Mysql – Monitor MySQL Replication

monitoringMySQLmysql-replication

What is the best practice for monitoring a slave to make sure that it is

a) Still running
b) Not too far being the master

I would like to alert by email if it is behind, happy to write a script or two to hook into command line applications.

Best Answer

1

you can use maatkit's mk-heartbeat

2

you can look at result of

show slave status;

run on sql slave but Seconds_Behind_Master is disturbingly inaccurate at times.

3

you can hack your own solution, similar to mine - i use it both for nagios monitoring and for feeding munin charts showing 'seconds behind master'.

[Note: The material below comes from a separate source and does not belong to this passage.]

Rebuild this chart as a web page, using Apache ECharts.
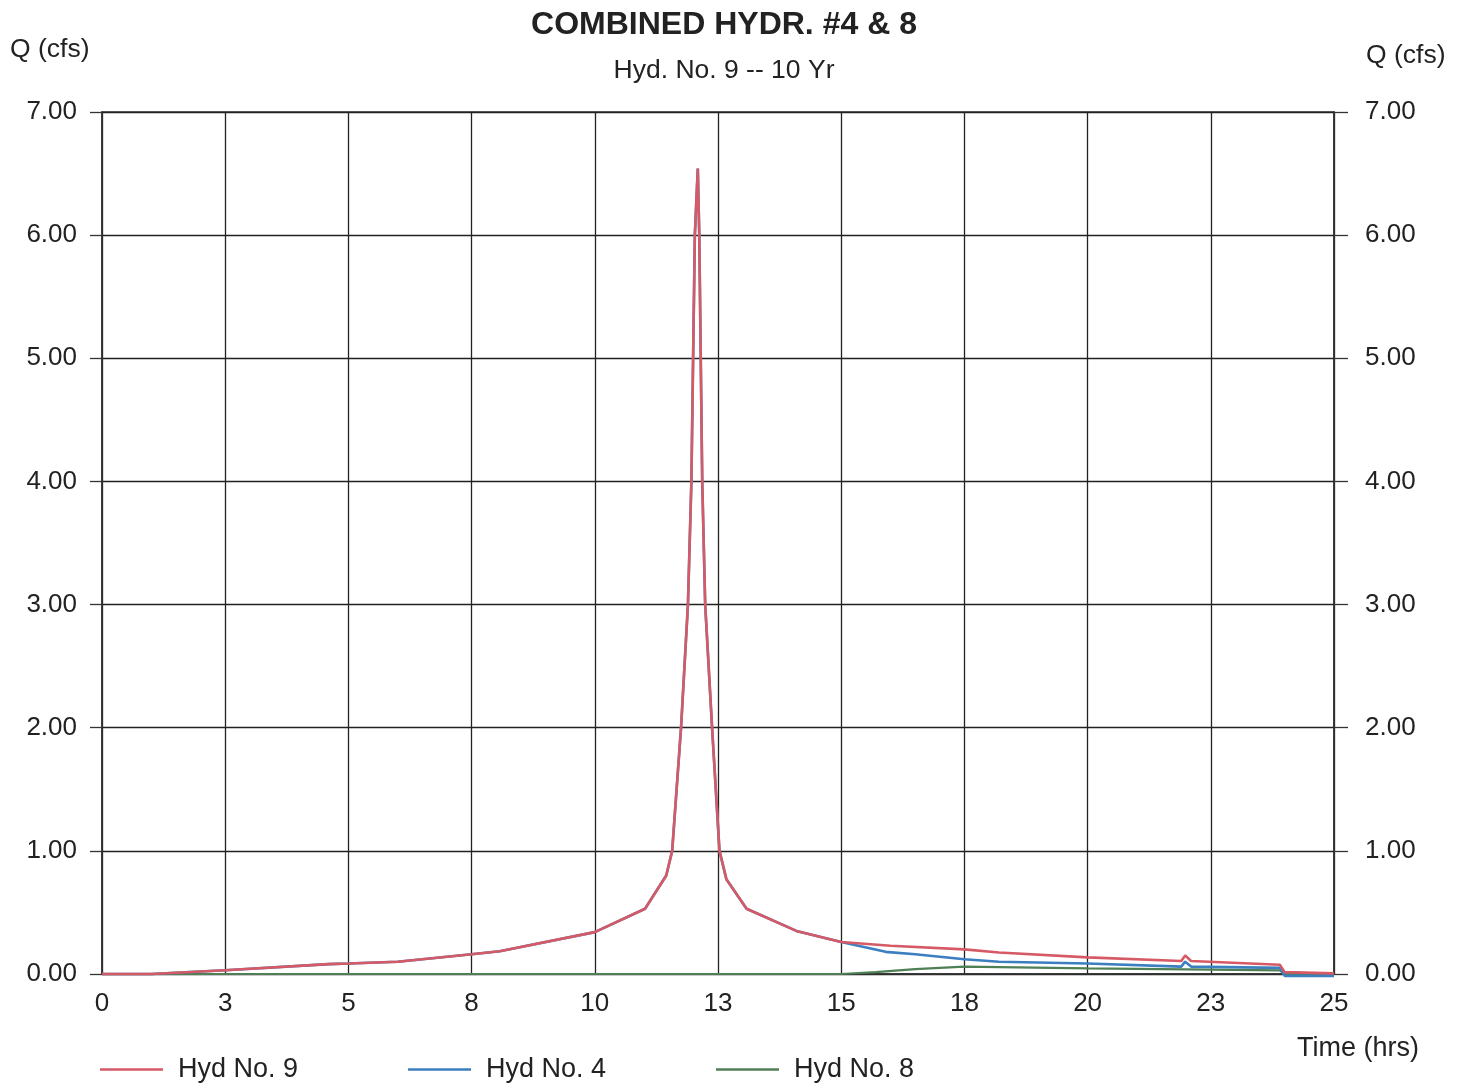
<!DOCTYPE html>
<html>
<head>
<meta charset="utf-8">
<script src="https://cdn.jsdelivr.net/npm/echarts@6/dist/echarts.min.js"></script>
<style>
html,body{margin:0;padding:0;background:#fff;}
#c{width:1463px;height:1087px;}
</style>
</head>
<body>
<div id="c"></div>
<script>
// Data: [time (hrs), Q (cfs)]
const hyd9Time = [0, 1.0, 1.5, 2.5, 4.6, 5.0, 6.0, 7.5, 8.07, 10.0, 11.02, 11.45, 11.57, 11.75, 11.89, 11.96, 12.03, 12.09, 12.12, 12.18, 12.24, 12.38, 12.53, 12.67, 13.08, 14.09, 15.0, 16.0, 17.5, 18.2, 20.0, 21.9, 21.98, 22.1, 23.9, 24.0, 25.0];
const hyd9Q    = [0, 0, 0.01, 0.03, 0.08, 0.085, 0.10, 0.16, 0.185, 0.34, 0.53, 0.80, 1.00, 2.00, 3.00, 4.00, 6.00, 6.54, 6.00, 4.00, 3.00, 2.00, 1.00, 0.77, 0.53, 0.35, 0.26, 0.23, 0.20, 0.175, 0.135, 0.105, 0.15, 0.105, 0.075, 0.015, 0.005];

const hyd4Time = [0, 1.0, 1.5, 2.5, 4.6, 5.0, 6.0, 7.5, 8.07, 10.0, 11.02, 11.45, 11.57, 11.75, 11.89, 11.96, 12.03, 12.09, 12.12, 12.18, 12.24, 12.38, 12.53, 12.67, 13.08, 14.09, 15.0, 15.9, 16.5, 17.5, 18.2, 20.0, 21.9, 21.98, 22.1, 23.9, 24.0, 25.0];
const hyd4Q    = [0, 0, 0.01, 0.03, 0.08, 0.085, 0.10, 0.16, 0.185, 0.34, 0.53, 0.80, 1.00, 2.00, 3.00, 4.00, 6.00, 6.54, 6.00, 4.00, 3.00, 2.00, 1.00, 0.77, 0.53, 0.35, 0.26, 0.18, 0.16, 0.12, 0.10, 0.085, 0.06, 0.10, 0.06, 0.05, -0.015, -0.015];

const hyd8Time = [0, 15.0, 15.7, 16.5, 17.5, 20.0, 22.5, 23.9, 24.0, 25.0];
const hyd8Q    = [0, 0, 0.015, 0.04, 0.06, 0.045, 0.035, 0.03, 0.0, 0.0];

const xTicks = { min: 0, max: 25, interval: 2.5 };
const yTicks = { min: 0, max: 7, interval: 1 };

const seriesNames = ['Hyd No. 9', 'Hyd No. 4', 'Hyd No. 8'];
const colors = ['#d65a66', '#3b7fc0', '#4f7f55'];

function pairs(t, q) { return t.map((x, i) => [x, q[i]]); }

const font = "'Liberation Sans', Arial, sans-serif";
const chart = echarts.init(document.getElementById('c'), null, {renderer: 'canvas'});

function legendAt(name, left) {
  return {
    data: [{name: name, icon: 'rect'}],
    left: left, top: 1056, padding: 0,
    itemWidth: 63, itemHeight: 2.5,
    textStyle: {fontFamily: font, fontSize: 27, color: '#222', padding: [0, 0, 0, 10]},
    selectedMode: false
  };
}

const option = {
  backgroundColor: '#fff',
  animation: false,
  title: [
    {text: 'COMBINED HYDR. #4 & 8', left: 719, top: 4, textAlign: 'center',
     textStyle: {fontFamily: font, fontSize: 32, fontWeight: 'bold', color: '#222'}},
    {text: 'Hyd. No. 9 -- 10 Yr', left: 719, top: 52, textAlign: 'center',
     textStyle: {fontFamily: font, fontSize: 26.5, fontWeight: 'normal', color: '#222'}}
  ],
  graphic: [
    {type: 'text', left: 10, top: 36, style: {text: 'Q (cfs)', font: "26.5px 'Liberation Sans', Arial", fill: '#222'}},
    {type: 'text', left: 1366, top: 42, style: {text: 'Q (cfs)', font: "26.5px 'Liberation Sans', Arial", fill: '#222'}},
    {type: 'text', left: 1297, top: 1035, style: {text: 'Time (hrs)', font: "27px 'Liberation Sans', Arial", fill: '#222'}}
  ],
  legend: [
    legendAt(seriesNames[0], 100),
    legendAt(seriesNames[1], 408),
    legendAt(seriesNames[2], 716)
  ],
  grid: {left: 102, right: 129, top: 112, bottom: 113, show: true, borderColor: '#333', borderWidth: 1.5},
  xAxis: {
    type: 'value', min: xTicks.min, max: xTicks.max, interval: xTicks.interval,
    axisLine: {show: true, lineStyle: {color: '#333', width: 1.5}},
    axisTick: {show: false},
    splitLine: {show: true, lineStyle: {color: '#222', width: 1.3}},
    axisLabel: {fontFamily: font, fontSize: 26, color: '#222', margin: 17,
      formatter: v => String(Math.round(v))}
  },
  yAxis: [
    {type: 'value', position: 'left', min: yTicks.min, max: yTicks.max, interval: yTicks.interval,
     axisLine: {show: true, lineStyle: {color: '#333', width: 1.5}},
     axisTick: {show: true, length: 12, lineStyle: {color: '#333', width: 1.3}},
     splitLine: {show: true, lineStyle: {color: '#222', width: 1.3}},
     axisLabel: {fontFamily: font, fontSize: 26, color: '#222', margin: 25, formatter: v => v.toFixed(2)}},
    {type: 'value', position: 'right', min: yTicks.min, max: yTicks.max, interval: yTicks.interval,
     axisLine: {show: true, lineStyle: {color: '#333', width: 1.5}},
     axisTick: {show: true, length: 14, lineStyle: {color: '#333', width: 1.3}},
     splitLine: {show: false},
     axisLabel: {fontFamily: font, fontSize: 26, color: '#222', margin: 31, formatter: v => v.toFixed(2)}}
  ],
  series: [
    {name: seriesNames[2], type: 'line', data: pairs(hyd8Time, hyd8Q), symbol: 'none', clip: false,
     lineStyle: {color: colors[2], width: 2.2}, itemStyle: {color: colors[2]}},
    {name: seriesNames[1], type: 'line', data: pairs(hyd4Time, hyd4Q), symbol: 'none', clip: false,
     lineStyle: {color: colors[1], width: 2.6}, itemStyle: {color: colors[1]}},
    {name: seriesNames[0], type: 'line', data: pairs(hyd9Time, hyd9Q), symbol: 'none', clip: false,
     lineStyle: {color: colors[0], width: 2.6}, itemStyle: {color: colors[0]}}
  ]
};
chart.setOption(option);
</script>
</body>
</html>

on master server i have simple cron job:

* * * * * root /usr/local/bin/repltest

where repltest is:

#!/bin/bash
start=`date +%s`
d=0
while [ $d -lt 60 ] ; do
        echo "update repl_test set t= NOW(); " |mysql --defaults-file=/etc/mysql/debian.cnf repl_test
        sleep 3
        d=$(( `date +%s` - $start ))
done

on the slave i monitor value returned by:

echo "select UNIX_TIMESTAMP(NOW())-UNIX_TIMESTAMP(t) from repl_test" |  mysql --defaults-file=/etc/mysql/debian.cnf -N repl_test

local time on all servers is synchronized via ntp.

repl_test db contains:

CREATE TABLE IF NOT EXISTS `repl_test` (`t` datetime NOT NULL) ENGINE=MyISAM DEFAULT CHARSET=utf8;
INSERT INTO `repl_test` (`t`) VALUES(NOW());

if you run replication - i suggest you also set up mk-table-checksum to compare content of your sql servers from time to time.